Soho, the most vibrant and creative area in London, is in danger of losing its identity if property development is allowed to continue unchecked.
This is the warning issued by campaigners trying to protect the unique character of the world-famous entertainment district from the growing trend for commercial space to be turned into luxury flats.
Soho is both fashionable and seedy, glitzy and grubby – it is home to theatres and hundreds of bars and restaurants – and also a red light district. But it is also a hub for world-leading creative industries such as film post-production.
A walk up Berwick Street from Raymond's Court to Oxford Street reveals the diverse mix of businesses in Soho, from sex shops to textile wholesalers and bespoke tailors, via independent record stores and shops catering to the counter-culture, plus one of the oldest street markets in London.
Soho Create, an umbrella group for the area's creative industries, wrote an open letter to the Chancellor, George Osborne, and the Communities and Local Government Secretary, Eric Pickles.
"The square mile of Soho and its surrounds is the most creative in the world. In its way it is at least as important as the square mile in The City. Soho is responsible for 10% of the country's creative turnover. 20% of London's new creative jobs are based here. A quarter of Soho's entire workforce is in the creative sectors. It is unique and valuable.
"In the last four years Soho has lost 30,000 square metres of office space and gained twice that amount in residential. The creative clustering that makes this such an extraordinary economic and cultural engine is under threat as a result. There is a very real danger that we will erode the creative fabric of Soho past the point we can ever rebuild it."
Soho has gone more upmarket, but also more bland in recent years, with chains and members-only clubs replacing sex shops and clip joints.
Many people may see this as progress, but the area is losing its identity. In November, the internationally famous Madame Jojo's nightclub had its licence revoked, apparently because of a violent fight outside the venue. But the venue had been earmarked for redevelopment, and many saw the closure of the burlesque bar as part of a drive to gentrify the area.
The Yard, a gay bar that for years has occupied a prime site with a courtyard on Rupert Street, faces being covered over and turned into a restaurant and flats. The bar's owners said: "The new restaurant and flats would be sold to the highest bidder and another generic big brand name would replace this magical getaway within the bustling streets of Soho."
Denmark Street, lined with music shops, faces becoming a street lined with upmarket apartments. Known as Tin Pan Alley, Denmark Street was at the centre of Britain's popular music explosion in the 50s and 60s.
The new Crossrail station at Tottenham Court Road will bring with it shiny, characterless chain stores, and drive up rents so that independent shopkeepers may be forced out.

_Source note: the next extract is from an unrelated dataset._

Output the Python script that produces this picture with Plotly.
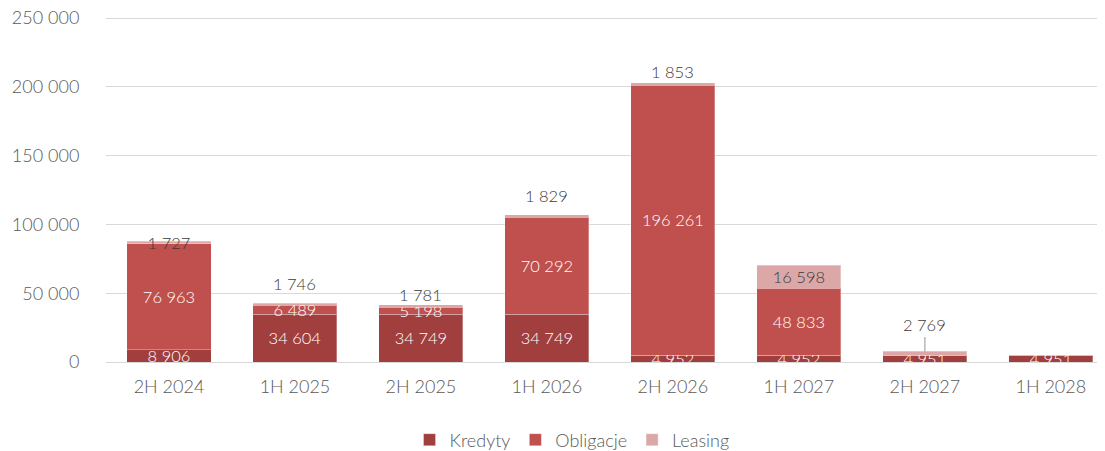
import plotly.graph_objects as go

categories = ["2H 2024", "1H 2025", "2H 2025", "1H 2026", "2H 2026", "1H 2027", "2H 2027", "1H 2028"]
kredyty = [8906, 34604, 34749, 34749, 4952, 4952, 4951, 4951]
obligacje = [76963, 6489, 5198, 70292, 196261, 48833, 0, 0]
leasing = [1727, 1746, 1781, 1829, 1853, 16598, 2769, 0]
y_ticks = [0, 50000, 100000, 150000, 200000, 250000]

# how each leasing label is placed (style only)
leasing_inside = [True, False, False, False, False, True, False, False]
leasing_shift = [0, 19, 10, 19, 11, 0, 26, 0]
leasing_leader = [False, False, False, False, False, False, True, False]

def fmt(v):
    return f"{v:,}".replace(",", " ")

FONT = "Lato Light, Lato"
W = 300
C_KRED = "#A03F3E"
C_OBL = "#C0504D"
C_LEAS = "#DBA8A7"
TXT = "#595959"
LBL = "#3A3A3A"

fig = go.Figure()

def add_bar(name, vals, color, textcolor, texts):
    fig.add_trace(go.Bar(
        name=name, x=categories, y=vals,
        marker=dict(color=color, line=dict(color="rgba(255,255,255,0.3)", width=1)),
        text=texts, textposition="inside", insidetextanchor="middle",
        textangle=0, constraintext="none",
        textfont=dict(family=FONT, size=16.5, color=textcolor, weight=W),
        cliponaxis=True, hoverinfo="skip",
    ))

add_bar("Kredyty", kredyty, C_KRED, "white", [fmt(v) if v else "" for v in kredyty])
add_bar("Obligacje", obligacje, C_OBL, "white", [fmt(v) if v else "" for v in obligacje])
add_bar("Leasing", leasing, C_LEAS, LBL,
        [fmt(v) if (v and ins) else "" for v, ins in zip(leasing, leasing_inside)])

for i, cat in enumerate(categories):
    v = leasing[i]
    if not v or leasing_inside[i]:
        continue
    total = kredyty[i] + obligacje[i] + leasing[i]
    if leasing_leader[i]:
        fig.add_annotation(x=cat, y=total, text=fmt(v), showarrow=True,
                           ax=0, ay=-leasing_shift[i], arrowhead=0, arrowwidth=1.2,
                           arrowcolor="#A6A6A6", standoff=0,
                           font=dict(family=FONT, size=16.5, color=LBL, weight=W))
    else:
        fig.add_annotation(x=cat, y=total, text=fmt(v), showarrow=False,
                           yanchor="middle", yshift=leasing_shift[i],
                           font=dict(family=FONT, size=16.5, color=LBL, weight=W))

fig.update_layout(
    barmode="stack",
    bargap=0.333,
    width=1097, height=443,
    margin=dict(l=98, r=0, t=8, b=89, autoexpand=False),
    paper_bgcolor="white", plot_bgcolor="white",
    font=dict(family=FONT, size=18, color=TXT, weight=W),
    showlegend=True,
    legend=dict(orientation="h", x=0.4665, xanchor="center", y=-0.2254, yanchor="middle",
                font=dict(family=FONT, size=18, color=TXT, weight=W), traceorder="normal",
                itemwidth=30),
)
fig.update_xaxes(
    type="category", range=[-0.5, 7.43], showgrid=False, showline=False,
    ticks="outside", ticklen=8, tickcolor="rgba(0,0,0,0)",
    tickfont=dict(family=FONT, size=18, color=TXT, weight=W), fixedrange=True,
    automargin=False,
)
fig.update_yaxes(
    range=[0, 251500], tickvals=y_ticks, ticktext=[fmt(v) for v in y_ticks],
    showgrid=True, gridcolor="#D9D9D9", gridwidth=1.3,
    zeroline=True, zerolinecolor="#D9D9D9", zerolinewidth=1.3,
    ticks="outside", ticklen=22, tickcolor="rgba(0,0,0,0)",
    tickfont=dict(family=FONT, size=18, color=TXT, weight=W), fixedrange=True,
    automargin=False, ticklabeloverflow="allow",
)

fig.write_html("out.html")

Curzon Soho, one of London's flagship arthouse cinemas, may be knocked down to make way for the Crossrail 2 development, according to reports.
But perhaps the tide is turning. Save Soho – a campaign group fronted by Stephen Fry and supported by celebrities such as Benedict Cumberbatch, Idris Elba and Eddie Izzard – has raised the profile of the issue, calling on Boris Johnson to pledge support for the area's night life and prevent any further closures.
The Mayor has given Save Soho his backing, saying: "People from all over the world come to Soho to enjoy its unique character and history – its performing arts and live music, its gay and transgender scene and nightclubs"
Tim Arnold, singer and campaigner for the preservation of Soho, told the Evening Standard: "The kind of people who can afford luxury apartments don't add anything to the character of the area. Soho needs to be an inclusive place, not exclusive. What we're worried about is if the intermingling of the different classes and income groups stops. That would end the spirit of Soho as we know it."